While emphasising the vitality of such tools for all people for providing “unprecedented opportunities to connect with each other, to express our opinions and exchange views, to come together around key and humanitarian causes and to highlight critical issues while building on them through constructive dialogue”, King Abdullah in the meantime, warned of prevailing abuse: attempts by some to “sow sedition”. And yet he is firmly certain that no force or agenda “can sway Jordanians from their commitment to protecting the homeland” and its inherited “deep-rooted values”.

Specifically, the Jordanian monarch must have been clearly and deeply incensed by irresponsible, senseless and hurtful comments recklessly shared on social media platforms with respect to the recent Dead Sea tragedy, in which many young schoolchildren were swept to their death by a sudden, storm-caused flashflood.

King Abdullah said such comments  “have been offensive to the memory of the children we have lost, which makes us question the basis of their relationship with society and the goals behind this negativity that has, unfortunately, robbed them of their humanity. We must also question who is behind these opinions that are far removed from the values of our society”.

But the King’s concern over the accelerating desecration of social media goes beyond the specific Dead Sea incident.

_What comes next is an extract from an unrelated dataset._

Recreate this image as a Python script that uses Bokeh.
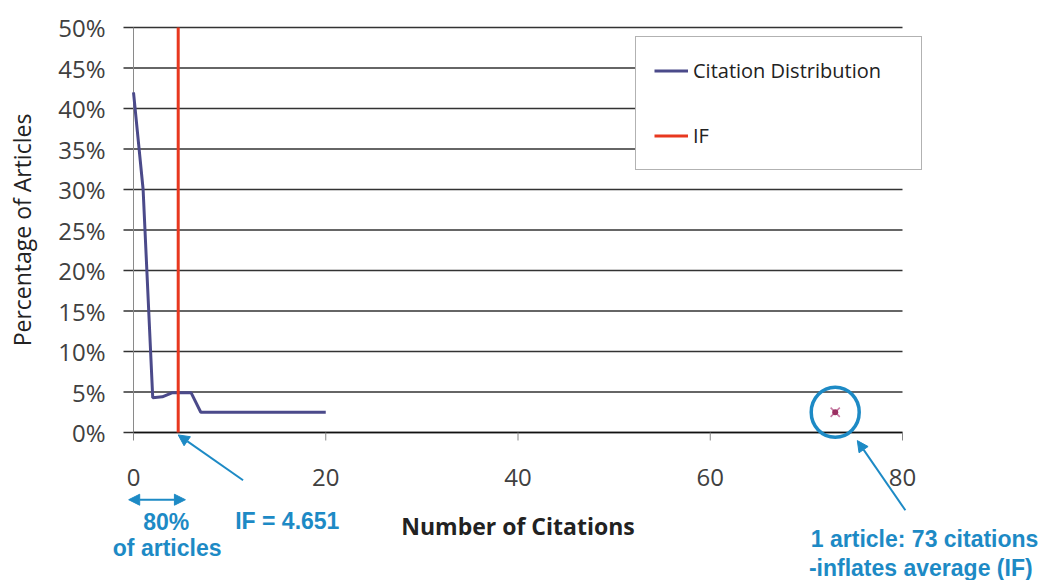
import math
from bokeh.plotting import figure
from bokeh.models import Legend, LegendItem, Arrow, NormalHead, Range1d
from bokeh.core.properties import value
from bokeh.embed import file_html
from bokeh.resources import INLINE

# ---- data ----
citations = [0, 1, 2, 3, 4, 5, 6, 7, 8, 9, 10, 11, 12, 13, 14, 15, 16, 17, 18, 19, 20]
share = [0.42, 0.30, 0.043, 0.044, 0.049, 0.049, 0.049, 0.025, 0.025, 0.025, 0.025,
         0.025, 0.025, 0.025, 0.025, 0.025, 0.025, 0.025, 0.025, 0.025, 0.025]
outlier_x = [73]
outlier_y = [0.025]
impact_factor = 4.651
x_ticks = [0, 20, 40, 60, 80]
x_tick_labels = ["0", "20", "40", "60", "80"]
y_ticks = [0, 0.05, 0.10, 0.15, 0.20, 0.25, 0.30, 0.35, 0.40, 0.45, 0.50]
y_tick_labels = ["0%", "5%", "10%", "15%", "20%", "25%", "30%", "35%", "40%", "45%", "50%"]

BLUE = "#1d8ac5"
LINE = "#4b4a8a"
RED = "#e8381f"
TICK = "#404040"
FONT = value("Open Sans")

# ---- layout (pixels) ----
W, H = 1040, 580
LEFT, TOP, FW, FH = 133, 27, 769, 405          # plot area inside the canvas
XMIN, XMAX = x_ticks[0], x_ticks[-1]
YMIN, YMAX = y_ticks[0], y_ticks[-1]
PX = (XMAX - XMIN) / FW                         # data units per pixel
PY = (YMAX - YMIN) / FH

p = figure(width=W, height=H, min_border=0,
           x_range=Range1d(XMIN - LEFT * PX, XMIN + (W - LEFT) * PX),
           y_range=Range1d(YMIN - (H - TOP - FH) * PY, YMAX + TOP * PY),
           x_axis_type=None, y_axis_type=None,
           output_backend="svg", toolbar_location=None)
p.outline_line_color = None
p.xgrid.visible = False
p.ygrid.visible = False
p.background_fill_color = "white"
p.border_fill_color = "white"

# horizontal gridlines + y tick marks
p.segment(x0=[XMIN - 10 * PX] * len(y_ticks), y0=y_ticks, x1=[XMAX] * len(y_ticks), y1=y_ticks,
          line_color="#333333", line_width=1.3)
# y axis line
p.segment(x0=[XMIN], y0=[YMIN], x1=[XMIN], y1=[YMAX], line_color="#8a8a8a", line_width=1)
# x axis line and tick marks
p.segment(x0=[XMIN], y0=[YMIN], x1=[XMAX], y1=[YMIN], line_color="#111111", line_width=1.6)
p.segment(x0=x_ticks, y0=[YMIN] * len(x_ticks), x1=x_ticks, y1=[YMIN - 8 * PY] * len(x_ticks),
          line_color="#888888", line_width=1)

# tick labels
p.text(x=[XMIN] * len(y_ticks), y=y_ticks, text=y_tick_labels, x_offset=-28,
       text_align="right", text_baseline="middle", text_font=FONT,
       text_font_size="24px", text_color=TICK)
p.text(x=x_ticks, y=[YMIN] * len(x_ticks), text=x_tick_labels, y_offset=45,
       text_align="center", text_baseline="middle", text_font=FONT,
       text_font_size="24px", text_color=TICK)

# axis titles
p.text(x=[(XMIN + XMAX) / 2], y=[YMIN], text=["Number of Citations"], y_offset=93,
       text_align="center", text_baseline="middle", text_font=FONT,
       text_font_size="23px", text_font_style="bold", text_color="#222222")
p.text(x=[XMIN], y=[(YMIN + YMAX) / 2], text=["Percentage of Articles"], x_offset=-112,
       angle=math.pi / 2, text_align="center", text_baseline="middle",
       text_font=FONT, text_font_size="23px", text_color="#222222")

# series
r_dist = p.line(citations, share, line_color=LINE, line_width=3)
r_if = p.line([impact_factor, impact_factor], [YMIN, YMAX], line_color=RED, line_width=3)

# outlier point and ellipse around it
p.scatter(outlier_x, outlier_y, marker="x", size=13, line_color="#c77aa3", line_width=1.5)
p.scatter(outlier_x, outlier_y, marker="circle", size=6, fill_color="#9b2f62", line_color=None)
p.ellipse(x=outlier_x, y=outlier_y, width=48, height=50,
          width_units="screen", height_units="screen",
          fill_color=None, line_color=BLUE, line_width=3.5)

# legend
legend = Legend(items=[LegendItem(label="Citation Distribution", renderers=[r_dist]),
                       LegendItem(label="IF", renderers=[r_if])],
                location=(635, H - 170), orientation="vertical",
                padding=18, spacing=34, glyph_width=34, glyph_height=31,
                label_height=31, label_width=210, label_standoff=5,
                label_text_font="Open Sans", label_text_font_size="20px",
                label_text_color="#222222",
                border_line_color="#666666", border_line_width=1.5,
                background_fill_color="white", background_fill_alpha=1.0,
                margin=0)
p.add_layout(legend, "center")

# blue annotations
def note(x, y, text):
    p.text(x=[x], y=[y], text=[text], text_align="center", text_baseline="middle",
           text_font=value("Liberation Sans"), text_font_size="23px",
           text_font_style="bold", text_color=BLUE)

note(3.4, -0.111, "80%")
note(3.5, -0.142, "of articles")
note(16.0, -0.109, "IF = 4.651")
note(82.3, -0.131, "1 article: 73 citations")
note(81.9, -0.167, "-inflates average (IF)")

head = dict(size=11, fill_color=BLUE, line_color=BLUE)
p.add_layout(Arrow(start=NormalHead(**head), end=NormalHead(**head),
                   x_start=-0.5, y_start=-0.083, x_end=5.4, y_end=-0.083,
                   line_color=BLUE, line_width=2))
p.add_layout(Arrow(end=NormalHead(**head), x_start=11.4, y_start=-0.059,
                   x_end=impact_factor, y_end=-0.003, line_color=BLUE, line_width=2))
p.add_layout(Arrow(end=NormalHead(**head), x_start=80.3, y_start=-0.096,
                   x_end=75.3, y_end=-0.010, line_color=BLUE, line_width=2))

open("out.html", "w").write(file_html(p, INLINE))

He bitterly complains about “an overwhelming volume of hostility, libel and hatred” on “platforms [that] have almost become a place for slander and defamation… rife with hurtful comments and misinformation, and they almost lack any sense of moral or social responsibility, or adherence to the laws in place to deter and hold all offenders to account”.

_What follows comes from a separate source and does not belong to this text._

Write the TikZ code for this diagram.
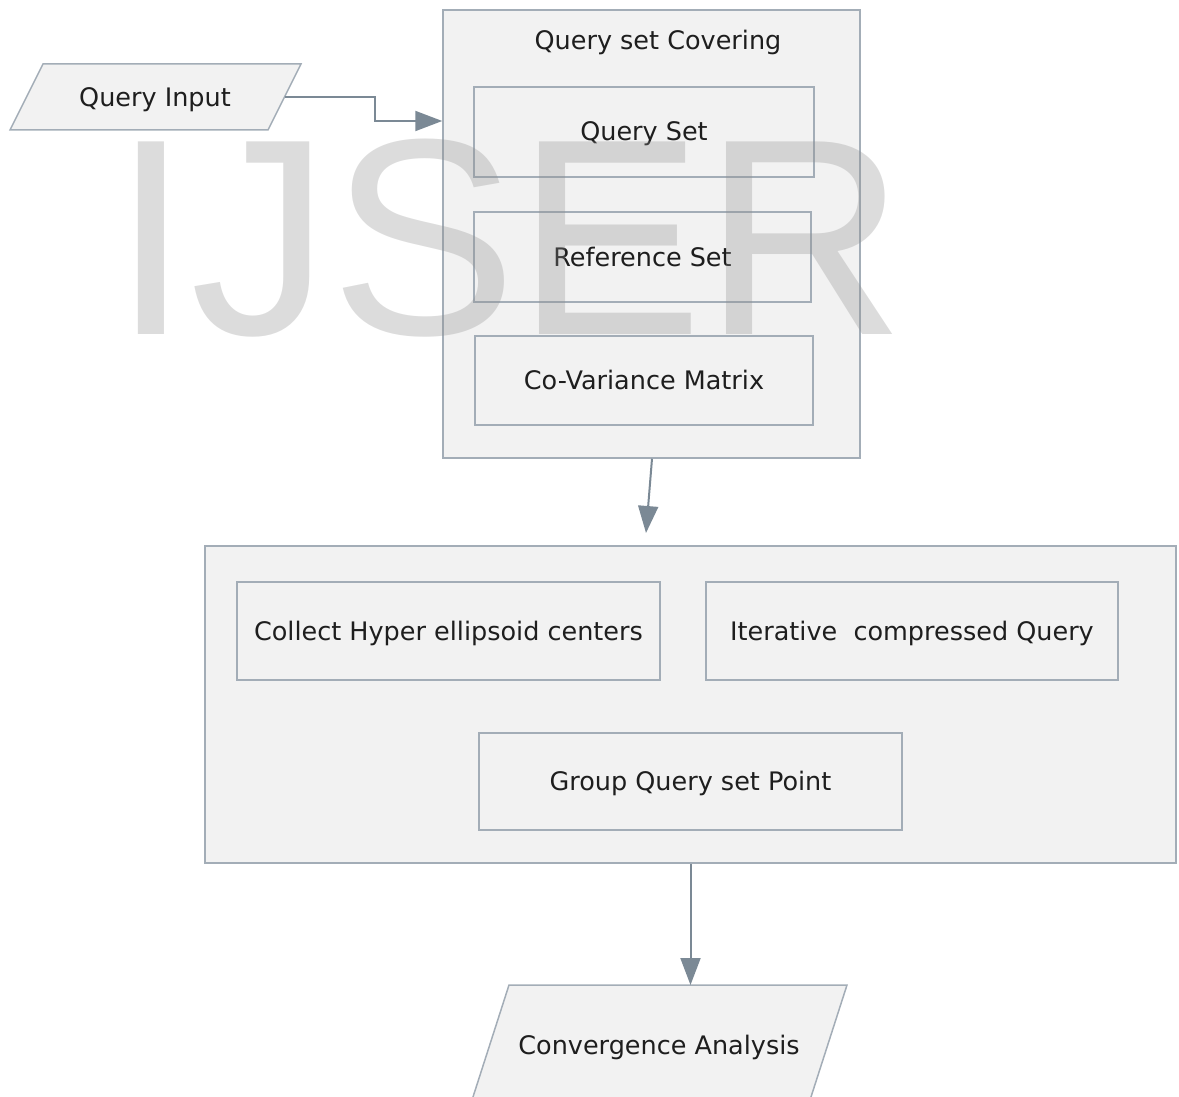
\documentclass[tikz,border=0pt]{standalone}
\usepackage{fontspec}
\setmainfont{DejaVu Sans}
\newfontfamily\wmfont{Liberation Sans}
\usetikzlibrary{arrows.meta,calc}
\definecolor{boxfill}{HTML}{F2F2F2}
\definecolor{boxline}{HTML}{A3ADB7}
\definecolor{arrowc}{HTML}{7B8995}
\definecolor{txt}{HTML}{1E1E1E}
\begin{document}
\begin{tikzpicture}[x=1pt,y=-1pt,
  txtstyle/.style={font=\fontsize{25.5}{30}\selectfont, text=txt, text height=24pt, text depth=6pt},
  container/.style={draw=boxline, fill=boxfill, line width=1.5pt, inner sep=0pt},
  inbox/.style={draw=boxline, fill=boxfill, line width=1.3pt, inner sep=0pt, txtstyle},
  para/.style={draw=boxline, fill=boxfill, line width=1.5pt},
  conn/.style={draw=arrowc, line width=2pt, -{Triangle[length=27pt,width=20pt]}}
]
\useasboundingbox (0,0) rectangle (1179,1097);
% Query Input
\draw[para] (43,64) -- (301,64) -- (268,130) -- (10,130) -- cycle;
\node[txtstyle] (qi) at (155,98) {Query Input};
\coordinate (qiE) at (284.5,97);
% Query set Covering container
\node[container, minimum width=417pt, minimum height=448pt] (cover) at (651.5,234) {};
\node[txtstyle] (covtitle) at (658,41) {Query set Covering};
\node[inbox, minimum width=340pt, minimum height=90pt] (qset) at (644,132) {Query Set};
\node[inbox, minimum width=337pt, minimum height=90pt] (rset) at (642.5,257) {Reference Set};
\node[inbox, minimum width=338pt, minimum height=89pt] (cov) at (644,380.5) {Co-Variance Matrix};
% process container
\node[container, minimum width=971pt, minimum height=317pt] (proc) at (690.5,704.5) {};
\node[inbox, minimum width=423pt, minimum height=98pt] (collect) at (448.5,631) {Collect Hyper ellipsoid centers};
\node[inbox, minimum width=412pt, minimum height=98pt] (iter) at (912,631) {Iterative\ \ compressed Query};
\node[inbox, minimum width=423pt, minimum height=97pt] (group) at (690.5,781.5) {Group Query set Point};
% Convergence Analysis
\draw[para] (509,985) -- (847,985) -- (806.8,1110) -- (468.8,1110) -- cycle;
\node[txtstyle] (conv) at (659,1045) {Convergence Analysis};
\coordinate (convTop) at (690.5,985);
% connectors
\coordinate (y121) at (0,121);
\coordinate (midEnd) at (646,533);
\draw[conn] (qiE) -- (375,97) -- (375,121) -- (cover.west |- y121);
\draw[conn] (cover.south -| 652,0) -- (midEnd);
\draw[conn] (proc.south) -- (convTop);
% watermark
\node[anchor=base, inner sep=0pt, text=black!45, opacity=0.3,
      font=\wmfont\fontsize{280}{300}\selectfont] (wm) at (509,334) {IJSER};
\end{tikzpicture}
\end{document}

King Abdullah's message could not be clearer. While he commends social media and the enormous value to human progress by the electronic revolution that is radically changing our lives, certainly for the better, he is at the same time demanding rules and regulation to prevent rising destructive exploitation.

Like many other marvelous inventions of the human mind, the communication revolution can be easily utilised for the exact opposite purposes. Anyone with minimum know-how can sit before a computer or any other electronic tool and invent false stories, smear people, spread dangerous rumours and cause panic and confusion.

While conventional media tools have resident addresses and known operators and, therefore, can be easily located and identified for accountability, electronic media can operate from anywhere, by anyone for whatever purpose, clandestinely and can reach anywhere in a matter of seconds and at no cost. Here lies the danger: A potentially loaded weapon that can fall in the wrong hands.

By no means is Jordan the only country to fall victim to the negative exploitation of social media; the phenomenon is widespread and steadily on the rise. Many countries are working hard towards introducing effective controls.

The Jordanian government is trying too. It is in the process of revising relevant legislation: The Cybercrimes Law is already under consideration in the Jordanian parliament in the hope that it will limit the damage, if not eliminate it altogether.

Although, according to the Jordanian Constitution, the King is the head of the executive authority and has all the power he needs to issue Royal Decrees to regulate matters where needed, he still prefers to engage his people in constructive dialogue in what can be described as a truly unique way of democratic practice.

Over the past few years, King Abdullah has issued seven Discussion Papers dealing with all matters relating to the rise of an advanced, progressive and democratic civil state. The papers, still debated in the media, the academia, civil society, schools and public forums, have addressed all pertinent issues. It is in the same spirit that King Abdullah shares his thoughts on paper with his larger Jordanian family and monitors their feedback and comments on the same social media tools that he specifically wrote about.

It is no wonder then that the high esteem in which His Majesty is held by Jordanians is not limited solely to his role as a great, wise and fully dedicated leader, but also to his recognition as a caring father figure from whom they can receive valuable guidance.